* Begin *

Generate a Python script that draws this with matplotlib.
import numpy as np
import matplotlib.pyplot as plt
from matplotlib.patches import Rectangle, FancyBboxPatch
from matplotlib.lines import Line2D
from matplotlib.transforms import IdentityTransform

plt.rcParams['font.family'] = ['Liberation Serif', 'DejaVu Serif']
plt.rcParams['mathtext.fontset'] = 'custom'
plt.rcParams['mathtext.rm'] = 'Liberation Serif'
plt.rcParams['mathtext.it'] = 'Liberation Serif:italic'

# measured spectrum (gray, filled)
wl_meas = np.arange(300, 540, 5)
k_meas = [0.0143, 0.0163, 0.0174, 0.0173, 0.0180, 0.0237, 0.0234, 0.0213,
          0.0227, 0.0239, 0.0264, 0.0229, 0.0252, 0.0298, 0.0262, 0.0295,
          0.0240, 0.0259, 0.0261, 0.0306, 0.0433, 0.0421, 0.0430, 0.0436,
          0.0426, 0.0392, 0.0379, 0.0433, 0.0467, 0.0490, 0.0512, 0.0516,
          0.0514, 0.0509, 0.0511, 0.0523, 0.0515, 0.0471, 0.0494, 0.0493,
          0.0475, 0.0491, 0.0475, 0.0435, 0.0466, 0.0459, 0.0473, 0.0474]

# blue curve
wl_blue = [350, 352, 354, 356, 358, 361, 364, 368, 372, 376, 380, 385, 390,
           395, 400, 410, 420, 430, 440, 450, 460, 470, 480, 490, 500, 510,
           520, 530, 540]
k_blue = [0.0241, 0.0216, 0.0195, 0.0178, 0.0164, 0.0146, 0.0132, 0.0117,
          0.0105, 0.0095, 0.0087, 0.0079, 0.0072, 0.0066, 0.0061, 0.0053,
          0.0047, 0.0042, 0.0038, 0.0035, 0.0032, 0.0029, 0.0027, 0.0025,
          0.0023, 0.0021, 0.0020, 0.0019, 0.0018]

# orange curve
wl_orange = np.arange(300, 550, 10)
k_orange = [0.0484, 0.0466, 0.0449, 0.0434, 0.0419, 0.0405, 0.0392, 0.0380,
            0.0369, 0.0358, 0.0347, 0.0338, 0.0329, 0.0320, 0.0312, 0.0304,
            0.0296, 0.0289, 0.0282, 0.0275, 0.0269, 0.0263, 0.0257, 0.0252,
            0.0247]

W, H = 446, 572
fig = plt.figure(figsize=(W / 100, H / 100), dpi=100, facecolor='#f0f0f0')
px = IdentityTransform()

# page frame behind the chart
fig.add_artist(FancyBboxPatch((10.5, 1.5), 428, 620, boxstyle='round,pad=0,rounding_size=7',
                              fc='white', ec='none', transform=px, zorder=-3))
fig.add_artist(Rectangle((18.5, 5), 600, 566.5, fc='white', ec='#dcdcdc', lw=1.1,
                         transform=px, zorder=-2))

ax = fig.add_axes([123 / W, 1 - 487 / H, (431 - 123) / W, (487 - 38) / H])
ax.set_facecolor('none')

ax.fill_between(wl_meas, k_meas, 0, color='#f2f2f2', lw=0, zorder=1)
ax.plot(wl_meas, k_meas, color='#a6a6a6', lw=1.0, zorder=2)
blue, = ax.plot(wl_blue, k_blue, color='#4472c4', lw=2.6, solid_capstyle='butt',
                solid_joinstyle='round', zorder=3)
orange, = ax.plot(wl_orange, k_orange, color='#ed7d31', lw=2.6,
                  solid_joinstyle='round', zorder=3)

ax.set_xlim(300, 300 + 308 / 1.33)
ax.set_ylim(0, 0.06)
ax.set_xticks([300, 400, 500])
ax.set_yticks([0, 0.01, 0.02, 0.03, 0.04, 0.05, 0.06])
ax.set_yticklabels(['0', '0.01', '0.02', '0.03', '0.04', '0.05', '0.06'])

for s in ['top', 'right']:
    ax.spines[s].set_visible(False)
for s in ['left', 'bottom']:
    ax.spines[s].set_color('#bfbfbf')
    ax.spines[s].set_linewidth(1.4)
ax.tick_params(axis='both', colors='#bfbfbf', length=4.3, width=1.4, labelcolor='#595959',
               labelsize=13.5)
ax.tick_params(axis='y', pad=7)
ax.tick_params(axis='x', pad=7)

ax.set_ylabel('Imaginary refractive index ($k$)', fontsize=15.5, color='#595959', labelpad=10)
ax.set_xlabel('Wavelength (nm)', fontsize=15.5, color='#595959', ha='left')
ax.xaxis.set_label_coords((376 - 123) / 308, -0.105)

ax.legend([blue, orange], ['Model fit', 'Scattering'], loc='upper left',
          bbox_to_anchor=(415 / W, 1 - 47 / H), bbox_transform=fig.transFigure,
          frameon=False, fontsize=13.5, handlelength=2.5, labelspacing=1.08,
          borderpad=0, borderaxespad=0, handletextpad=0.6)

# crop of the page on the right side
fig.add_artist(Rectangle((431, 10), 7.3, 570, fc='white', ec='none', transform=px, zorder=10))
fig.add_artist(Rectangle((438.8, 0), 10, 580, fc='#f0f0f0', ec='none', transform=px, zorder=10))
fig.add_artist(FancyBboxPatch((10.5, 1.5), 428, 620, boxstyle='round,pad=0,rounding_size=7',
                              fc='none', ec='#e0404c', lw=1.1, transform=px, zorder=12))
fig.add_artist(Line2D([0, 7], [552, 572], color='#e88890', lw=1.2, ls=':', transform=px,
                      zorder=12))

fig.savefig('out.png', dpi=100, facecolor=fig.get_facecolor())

* End *

Write out exactly, please, the lines beginning at the start of the material and ending with the line that holds "plt.rcParams['mathtext.it'] = 'Liberation", both included.

Generate a Python script that draws this with matplotlib.
import numpy as np
import matplotlib.pyplot as plt
from matplotlib.patches import Rectangle, FancyBboxPatch
from matplotlib.lines import Line2D
from matplotlib.transforms import IdentityTransform

plt.rcParams['font.family'] = ['Liberation Serif', 'DejaVu Serif']
plt.rcParams['mathtext.fontset'] = 'custom'
plt.rcParams['mathtext.rm'] = 'Liberation Serif'
plt.rcParams['mathtext.it'] = 'Liberation Serif:italic'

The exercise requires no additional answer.